Harkness outlined that the development team needed to add the staking component to the project, then conduct full audits. Miners that secure the network still need to be shipped and tested, too, Harkness said.
The project’s GitHub repository shows moderate activity, but it does not reflect a large developer network, as one would expect for a layer 1 blockchain. Several repos have not seen any developer activity for several months.
To be sure, expedited or delayed project timelines, on their own, do not necessarily constitute fraudulent activity.
“But, Jeremy, early February we’ll be listing, right?” Kiziloz insisted.
Listing a project’s token on an exchange is a crucial milestone, as it makes the token available to a much wider investor base and allows early investors to sell their holdings.
“We can do that, but we will have to put off a lot of other things we’ve had planned,” Harkness replied. He didn’t expand on what those other things were.

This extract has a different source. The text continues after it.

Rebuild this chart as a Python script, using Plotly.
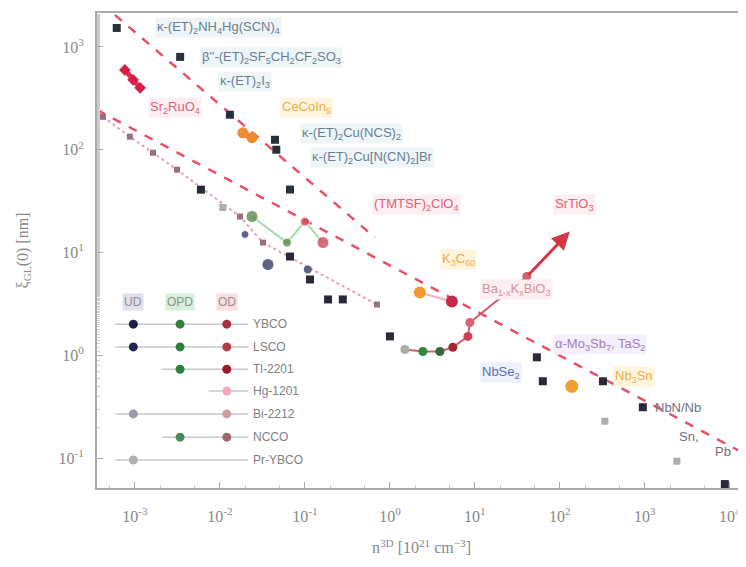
import numpy as np
import plotly.graph_objects as go

# ---- data (x: carrier density in 1e21 cm^-3, y: length in nm) ----
organic_x = [6.1e-4, 3.4e-3, 0.0131, 0.0444, 0.046, 0.0667]
organic_y = [1530, 800, 219, 125, 100, 41]

sro_x = [7.6e-4, 9.5e-4, 1.15e-3]
sro_y = [598, 479, 400]

cecoin_x = [0.0186, 0.0238]
cecoin_y = [146, 131]

ud_x = [0.0197, 0.0367, 0.108]
ud_y = [15.0, 7.64, 6.84]

opd_x = [0.0238, 0.0614]
opd_y = [22.4, 12.5]

od_x = [0.1, 0.163]
od_y = [20.0, 12.5]

chain_x = [4.2e-4, 8.7e-4, 1.63e-3, 3.12e-3, 0.0172, 0.0321, 0.703]
chain_y = [209, 134, 93.5, 64, 22.4, 12.5, 3.12]

dark_x = [5.97e-3, 0.0667, 0.1146, 0.187, 0.279, 1.0, 53.6, 63, 321, 946, 8730]
dark_y = [40.9, 9.14, 5.47, 3.50, 3.50, 1.53, 0.957, 0.56, 0.56, 0.313, 0.056]

grey_x = [0.0108, 1.5, 338, 2380, 100]
grey_y = [27.4, 1.14, 0.229, 0.0935, 1.22]

bko_x = [2.25, 5.36]
bko_y = [4.09, 3.34]

orange_x = [138]
orange_y = [0.50]

sto_x = [1.5, 2.44, 3.87, 5.5, 8.27, 8.73, 40.9]
sto_y = [1.14, 1.09, 1.09, 1.20, 1.53, 2.09, 5.85]
sto_tip = (131, 16.0)

lineA_x = [5.8e-4, 0.667]
lineA_y = [2050, 14.0]
lineB_x = [3.57e-4, 15400]
lineB_y = [244, 0.109]

labels = [
    ("κ-(ET)<sub>2</sub>NH<sub>4</sub>Hg(SCN)<sub>4</sub>", 1.72e-3, 1530, "#6b7d96", "#eef5f7"),
    ("β''-(ET)<sub>2</sub>SF<sub>5</sub>CH<sub>2</sub>CF<sub>2</sub>SO<sub>3</sub>", 5.8e-3, 782, "#6b7d96", "#eef5f7"),
    ("κ-(ET)<sub>2</sub>I<sub>3</sub>", 9.46e-3, 457, "#6b7d96", "#eef5f7"),
    ("CeCoIn<sub>5</sub>", 0.0508, 256, "#eab04a", "#fff4dc"),
    ("κ-(ET)<sub>2</sub>Cu(NCS)<sub>2</sub>", 0.0873, 143, "#6b7d96", "#eef5f7"),
    ("κ-(ET)<sub>2</sub>Cu[N(CN)<sub>2</sub>]Br", 0.1146, 83.6, "#6b7d96", "#eef5f7"),
    ("(TMTSF)<sub>2</sub>ClO<sub>4</sub>", 0.614, 29.2, "#e0607a", "#fdeef1"),
    ("Sr<sub>2</sub>RuO<sub>4</sub>", 1.42e-3, 256, "#e0607a", "#fdeef1"),
    ("SrTiO<sub>3</sub>", 82.8, 29.2, "#e0607a", "#fdeef1"),
    ("K<sub>3</sub>C<sub>60</sub>", 3.87, 8.55, "#eab04a", "#fff4dc"),
    ("Ba<sub>1-x</sub>K<sub>x</sub>BiO<sub>3</sub>", 11.5, 4.38, "#d890a0", "#fdeef1"),
    ("α-Mo<sub>3</sub>Sb<sub>7</sub>, TaS<sub>2</sub>", 82.8, 1.28, "#a080c0", "#f4effa"),
    ("NbSe<sub>2</sub>", 11.5, 0.684, "#6070b0", "#eef0fa"),
    ("Nb<sub>3</sub>Sn", 421, 0.625, "#eab04a", "#fff4dc"),
    ("NbN/Nb", 1240, 0.313, "#707080", None),
    ("Sn,", 2380, 0.164, "#707080", None),
    ("Pb", 6310, 0.117, "#707080", None),
]

# legend table (cuprates)
leg_names = ["YBCO", "LSCO", "Tl-2201", "Hg-1201", "Bi-2212", "NCCO", "Pr-YBCO"]
leg_ud = ["#1d1f45", "#23264f", None, None, "#9a9aa8", None, "#b0b0b0"]
leg_opd = ["#2f7f40", "#2f7f40", "#2f7f40", None, None, "#4a8a55", None]
leg_od = ["#a8303c", "#b03c44", "#981a30", "#f4a8b8", "#c8a0a0", "#9a6a6a", None]

fig = go.Figure()

for lx, ly in [(lineA_x, lineA_y), (lineB_x, lineB_y)]:
    fig.add_trace(go.Scatter(x=lx, y=ly, mode="lines",
                             line=dict(color="#e8506a", width=2.5, dash="dash")))

fig.add_trace(go.Scatter(x=chain_x, y=chain_y, mode="lines+markers",
                         line=dict(color="#e8a0b0", width=2, dash="dot"),
                         marker=dict(color="#9a7080", size=6, symbol="square")))
fig.add_trace(go.Scatter(x=sto_x, y=sto_y, mode="lines+markers",
                         line=dict(color="#d06070", width=2),
                         marker=dict(color=["#b0b0b0", "#2f8a40", "#2f6a38", "#a02830", "#d04050", "#e06070", "#d06070"],
                                     size=9)))
fig.add_annotation(x=np.log10(sto_tip[0]), y=np.log10(sto_tip[1]),
                   ax=np.log10(sto_x[-1]), ay=np.log10(sto_y[-1]),
                   xref="x", yref="y", axref="x", ayref="y", text="",
                   showarrow=True, arrowhead=2, arrowsize=1.2, arrowwidth=3, arrowcolor="#d03848")
fig.add_trace(go.Scatter(x=bko_x, y=bko_y, mode="lines+markers",
                         line=dict(color="#f0b0c0", width=2),
                         marker=dict(color=["#f09a30", "#c8284a"], size=12)))
fig.add_trace(go.Scatter(x=organic_x, y=organic_y, mode="markers",
                         marker=dict(color="#2a3038", size=8, symbol="square")))
fig.add_trace(go.Scatter(x=sro_x, y=sro_y, mode="lines+markers",
                         line=dict(color="#e03050", width=5),
                         marker=dict(color="#d81e48", size=9, symbol="diamond")))
fig.add_trace(go.Scatter(x=cecoin_x, y=cecoin_y, mode="lines+markers",
                         line=dict(color="#f08a30", width=6),
                         marker=dict(color="#f08a30", size=11)))
fig.add_trace(go.Scatter(x=opd_x + od_x, y=opd_y + od_y, mode="lines",
                         line=dict(color="#a8dcb0", width=2)))
fig.add_trace(go.Scatter(x=ud_x, y=ud_y, mode="markers",
                         marker=dict(color="#1d1f55", size=[8, 12, 9])))
fig.add_trace(go.Scatter(x=opd_x, y=opd_y, mode="markers",
                         marker=dict(color="#4a7a30", size=[12, 9])))
fig.add_trace(go.Scatter(x=od_x, y=od_y, mode="markers",
                         marker=dict(color="#d03048", size=[9, 12])))
fig.add_trace(go.Scatter(x=dark_x, y=dark_y, mode="markers",
                         marker=dict(color="#2c2838", size=8, symbol="square")))
fig.add_trace(go.Scatter(x=grey_x, y=grey_y, mode="markers",
                         marker=dict(color="#a8b0a8", size=7, symbol="square")))
fig.add_trace(go.Scatter(x=orange_x, y=orange_y, mode="markers",
                         marker=dict(color="#f0a030", size=13)))

for text, x, y, col, bg in labels:
    fig.add_annotation(x=np.log10(x), y=np.log10(y), text=text, showarrow=False,
                       xanchor="left", yanchor="middle",
                       font=dict(size=13, color=col, family="Liberation Sans"),
                       bgcolor=bg if bg else "rgba(0,0,0,0)")

# custom legend on an overlay axis (0..1 in plot area)
col_x = [0.056, 0.128, 0.200]
label_x = 0.238
row_y = [0.345, 0.297, 0.250, 0.204, 0.156, 0.107, 0.059]
heads = [("UD", "#e0e0ea"), ("OPD", "#d6f0da"), ("OD", "#fbdde2")]
for (h, bg), cx in zip(heads, col_x):
    fig.add_annotation(x=cx, y=0.392, xref="x2", yref="y2", text=h, showarrow=False,
                       font=dict(size=12, color="#909090", family="Liberation Sans"), bgcolor=bg)
for i, name in enumerate(leg_names):
    cols = [leg_ud[i], leg_opd[i], leg_od[i]]
    present = [k for k in range(3) if cols[k]]
    x0 = col_x[present[0]] - 0.028
    fig.add_trace(go.Scatter(x=[x0, label_x - 0.005], y=[row_y[i], row_y[i]], mode="lines",
                             xaxis="x2", yaxis="y2",
                             line=dict(color="#c8c8d0", width=1.5)))
    fig.add_trace(go.Scatter(x=[col_x[k] for k in present], y=[row_y[i]] * len(present),
                             mode="markers", xaxis="x2", yaxis="y2",
                             marker=dict(color=[cols[k] for k in present], size=9)))
    fig.add_annotation(x=label_x, y=row_y[i], xref="x2", yref="y2", text=name,
                       showarrow=False, xanchor="left",
                       font=dict(size=12, color="#808080", family="Liberation Sans"))

exps_x = list(range(-3, 5))
exps_y = list(range(-1, 4))
# the page body adds 8 px on the top/left, margins compensate for it
fig.update_layout(
    width=746, height=567,
    margin=dict(l=89, r=8, t=5, b=87),
    paper_bgcolor="white", plot_bgcolor="white",
    showlegend=False,
    font=dict(family="Liberation Serif", color="#777777"),
    xaxis=dict(type="log", range=[-3.447, 4.19], automargin=False,
               tickvals=[10.0 ** e for e in exps_x],
               ticktext=[f"10<sup>{e}</sup>" for e in exps_x],
               tickfont=dict(size=16, color="#888888"), ticklabelstandoff=13,
               showgrid=False, zeroline=False, showline=True, linecolor="#aaaaaa",
               linewidth=2, mirror=True, ticks="inside", ticklen=6, tickcolor="#aaaaaa",
               minor=dict(ticks="inside", ticklen=3, tickcolor="#cccccc"),
               title=dict(text="n<sup>3D</sup> [10<sup>21</sup> cm<sup>−3</sup>]",
                          font=dict(size=16, color="#888888"), standoff=18)),
    yaxis=dict(type="log", range=[-1.29, 3.33], automargin=False,
               tickvals=[10.0 ** e for e in exps_y],
               ticktext=[f"10<sup>{e}</sup>" for e in exps_y],
               tickfont=dict(size=16, color="#888888"), ticklabelstandoff=8,
               showgrid=False, zeroline=False, showline=True, linecolor="#aaaaaa",
               linewidth=2, mirror=True, ticks="inside", ticklen=6, tickcolor="#aaaaaa",
               minor=dict(ticks="inside", ticklen=3, tickcolor="#cccccc"),
               title=dict(text="ξ<sub>GL</sub>(0) [nm]",
                          font=dict(size=16, color="#888888"), standoff=26)),
    xaxis2=dict(overlaying="x", range=[0, 1], visible=False),
    yaxis2=dict(overlaying="y", range=[0, 1], visible=False),
)

fig.write_html("out.html")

Harkness did not immediately respond to DL News’ request for comment.
Meanwhile, investors have had enough.
In a Facebook group of thousands of BlockDAG investors, Davis, a community lead for the BlockDAG investors, posted on January 14 a how-to guide for filing a financial complaint with VARA, the United Arab Emirates financial regulator, where Kiziloz and Van Den Bergh presumably reside.
Others are sharing details about how to contact authorities in the UK and the US.
“Look, we’re at zero hour,” Davis said.